Dude, first contact resolution is honestly the best metric to track for incident management. It shows how often your team actually solves problems on the first call instead of passing customers around like a hot potato. Nobody wants to repeat their story to three different people - been there, super annoying. High FCR means shorter resolution times, lower costs, and way happier users. Plus it tells you if your team has the right training and tools. I'd shoot for 70%+ when you check monthly. If you're falling short, usually it's a knowledge base issue or training gap thing.

Pull data from your ticketing system first - that's where the good stuff lives. Your ITSM tool shows resolution times and escalations, monitoring systems give you detection speeds and uptime. Oh, and those Slack/Teams chats? Super useful for spotting where things got stuck or communication broke down. Customer feedback tools help with satisfaction scores too. Honestly, the trick is connecting all these sources instead of looking at them separately. I'd start by checking what you're already collecting, then figure out what's missing. Most people have more data than they realize.

Pick 3-4 metrics that actually matter to customers - stuff like how fast you solve problems or nail it on the first call. Make them super visible on dashboards so everyone can track their progress. Trust me, nobody wants to be the person bringing down team numbers. Have regular check-ins where you talk through what's working and what's stuck. The trick is making sure people know exactly what they're being measured on upfront. When targets are crystal clear, your team will naturally focus their energy there. Skip the vanity metrics though - they're just distracting.

You really need to sort incidents into categories because a server crash isn't the same as someone forgetting their password, right? Different problems need different response times and metrics. P1 incidents might need responses in 15 minutes, but P3s can honestly wait hours. Grouping by severity or business impact helps you set realistic targets and figure out where your team's actually struggling. Plus you'll start seeing patterns - maybe you're getting too many network issues on Fridays or whatever. I'd start simple with 3-4 categories and build specific KPIs for each. Makes resource planning way easier too.

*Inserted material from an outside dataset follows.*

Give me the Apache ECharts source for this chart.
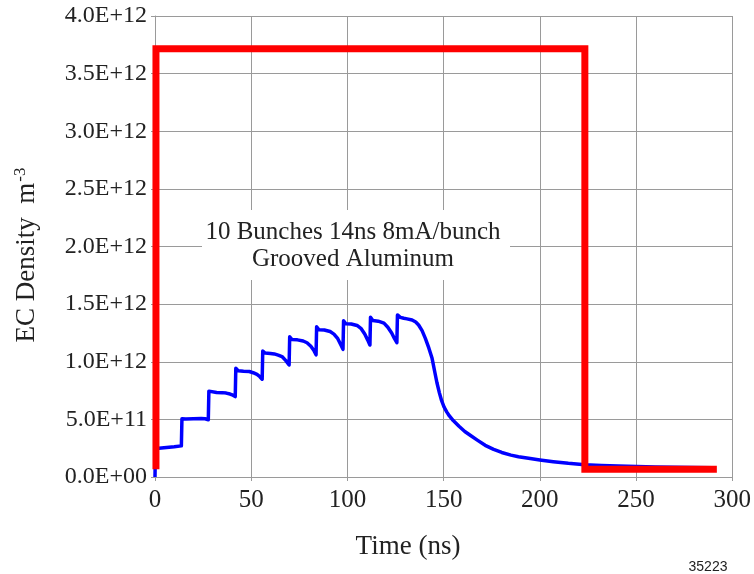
<!DOCTYPE html>
<html>
<head>
<meta charset="utf-8">
<script src="https://cdn.jsdelivr.net/npm/echarts@6/dist/echarts.min.js"></script>
<style>
html,body{margin:0;padding:0;background:#fff;}
#chart{width:754px;height:574px;}
</style>
</head>
<body>
<div id="chart"></div>
<script>
// Time axis ticks (ns)
const xTickLabels = ['0','50','100','150','200','250','300'];
// Density ticks (units of 1E12 m^-3)
const yTickLabels = ['0.0E+00','5.0E+11','1.0E+12','1.5E+12','2.0E+12','2.5E+12','3.0E+12','3.5E+12','4.0E+12'];

// Blue curve: EC density (1E12 m^-3) vs time (ns)
const blueT = [0,0.2,2,6,10,13.7,
  14,16,20,24,26,27.7,
  28,29,32,35,37,39,40.5,41.7,
  42,43.2,46,49,51,53,54.5,55.7,
  56,57.2,60,62,64,66,68,69.7,
  70,71.2,74,77,79,81,82.5,83.7,
  84,85.2,88,91,93,95,96.5,97.7,
  98,99.2,102,105,107,109,110.5,111.7,
  112,113.2,116,119,121,123,124.5,125.7,
  126,127.5,129.3,131,133.6,135.5,137,138.8,140.5,142.3,144,145.3,146.5,147.8,149,150.3,151.6,153,155,158,161,164,167.5,171.6,176,180.2,185,188.9,195,200,207,214.8,223.4,232,240.7,260,290];
const blueV = [0,0.25,0.249,0.255,0.262,0.27,
  0.505,0.503,0.505,0.508,0.505,0.497,
  0.745,0.735,0.733,0.732,0.728,0.72,0.71,0.698,
  0.943,0.922,0.918,0.915,0.905,0.89,0.87,0.848,
  1.093,1.075,1.072,1.068,1.058,1.045,1.01,0.972,
  1.217,1.192,1.19,1.18,1.165,1.135,1.1,1.06,
  1.304,1.278,1.275,1.262,1.24,1.2,1.15,1.108,
  1.356,1.33,1.328,1.315,1.29,1.24,1.19,1.145,
  1.386,1.358,1.352,1.335,1.3,1.25,1.2,1.165,
  1.406,1.385,1.377,1.372,1.362,1.345,1.319,1.27,1.203,1.12,1.03,0.92,0.82,0.73,0.66,0.605,0.565,0.53,0.49,0.44,0.395,0.36,0.32,0.275,0.24,0.213,0.19,0.176,0.16,0.148,0.133,0.119,0.107,0.1,0.095,0.087,0.08];

// Red curve: bunch train envelope
const redT = [0.5,0.5,223.4,223.4,292];
const redV = [0.067,3.716,3.716,0.067,0.067];

const serif = "'Liberation Serif','Times New Roman',serif";
const textColor = '#222';
const gridColor = '#9a9a9a';

const chart = echarts.init(document.getElementById('chart'), null, {renderer:'canvas'});
chart.setOption({
  animation:false,
  backgroundColor:'#fff',
  grid:{left:155,right:20,top:16,bottom:97,containLabel:false},
  xAxis:{
    type:'value',min:0,max:300,interval:50,
    axisLine:{show:true,lineStyle:{color:gridColor,width:1}},
    axisTick:{show:true,length:4,lineStyle:{color:gridColor}},
    splitLine:{show:true,lineStyle:{color:gridColor,width:1}},
    axisLabel:{fontFamily:serif,fontSize:25,color:textColor,margin:11,
      formatter:(v)=>xTickLabels[Math.round(v/50)]}
  },
  yAxis:{
    type:'value',min:0,max:4,interval:0.5,
    axisLine:{show:true,lineStyle:{color:gridColor,width:1}},
    axisTick:{show:true,length:4,lineStyle:{color:gridColor}},
    splitLine:{show:true,lineStyle:{color:gridColor,width:1}},
    axisLabel:{fontFamily:serif,fontSize:24,color:textColor,margin:8,
      formatter:(v)=>yTickLabels[Math.round(v/0.5)]}
  },
  series:[
    {type:'line',data:blueT.map((t,i)=>[t,blueV[i]]),showSymbol:false,symbol:'none',
      lineStyle:{color:'#0000ff',width:3.5,join:'round'},z:2},
    {type:'line',data:redT.map((t,i)=>[t,redV[i]]),showSymbol:false,symbol:'none',
      lineStyle:{color:'#ff0000',width:7,join:'miter',cap:'butt'},z:3}
  ],
  graphic:[
    {type:'rect',shape:{x:202,y:210,width:308,height:70},style:{fill:'#fff'},z:10},
    {type:'text',x:353,y:232,z:11,style:{text:'10 Bunches 14ns 8mA/bunch',font:'25px '+serif,fill:textColor,align:'center',verticalAlign:'middle'}},
    {type:'text',x:353,y:259,z:11,style:{text:'Grooved Aluminum',font:'25px '+serif,fill:textColor,align:'center',verticalAlign:'middle'}},
    {type:'text',x:408,y:547,z:11,style:{text:'Time (ns)',font:'27px '+serif,fill:textColor,align:'center',verticalAlign:'middle'}},
    {type:'text',x:27,y:255,rotation:Math.PI/2,z:11,style:{
      text:'{n|EC Density  m}{s|-3}',align:'center',verticalAlign:'middle',
      rich:{n:{fontFamily:serif,fontSize:27,fill:textColor,color:textColor},
            s:{fontFamily:serif,fontSize:17,fill:textColor,color:textColor,verticalAlign:'top',padding:[0,0,12,1]}}}},
    {type:'text',x:708,y:567,z:11,style:{text:'35223',font:'14px "Liberation Sans",Arial,sans-serif',fill:'#222',align:'center',verticalAlign:'middle'}}
  ]
});
</script>
</body>
</html>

Industry standards are your safety net - they stop you from picking totally backwards KPIs. You don't want to measure incident resolution in days when everyone else uses hours, right? You'll look awful even if you're crushing it. ITIL pushes metrics like MTTR and first-call resolution because they actually work. Here's where people mess up though - they just copy benchmarks without thinking. Use standards as your baseline, then tweak everything based on what matters for your specific customers. Cookie-cutter approaches are kinda lazy anyway.

Focus on **System Uptime percentage** and **MTTR (Mean Time to Resolution)** first - those are your core metrics. **MTBF (Mean Time Between Failures)** rounds out the big three. Track **incident volume trends** too, but honestly? Users don't care how fast you spot issues, they care how quickly you fix them. That's where **recovery time objectives** matter most. **First Call Resolution Rate** is solid for catching whether you're actually solving problems or just slapping temporary fixes on everything. I'd start with uptime and MTTR since they directly show business impact. The rest you can layer in once you've got those dialed in.

Honestly, dashboards are a game-changer for getting stakeholders to actually pay attention to your KPIs. Nobody wants to dig through spreadsheets anymore. Visual charts make it so much easier to spot trends - like if your MTTR is creeping up or resolution rates are improving. You can customize different views too, which is clutch. Your CEO just wants the high-level stuff while team leads need all the granular incident details. The pretty visuals definitely get more engagement in meetings than boring number tables (I learned this the hard way). Set up automated reports so you're not stuck manually pulling data every week.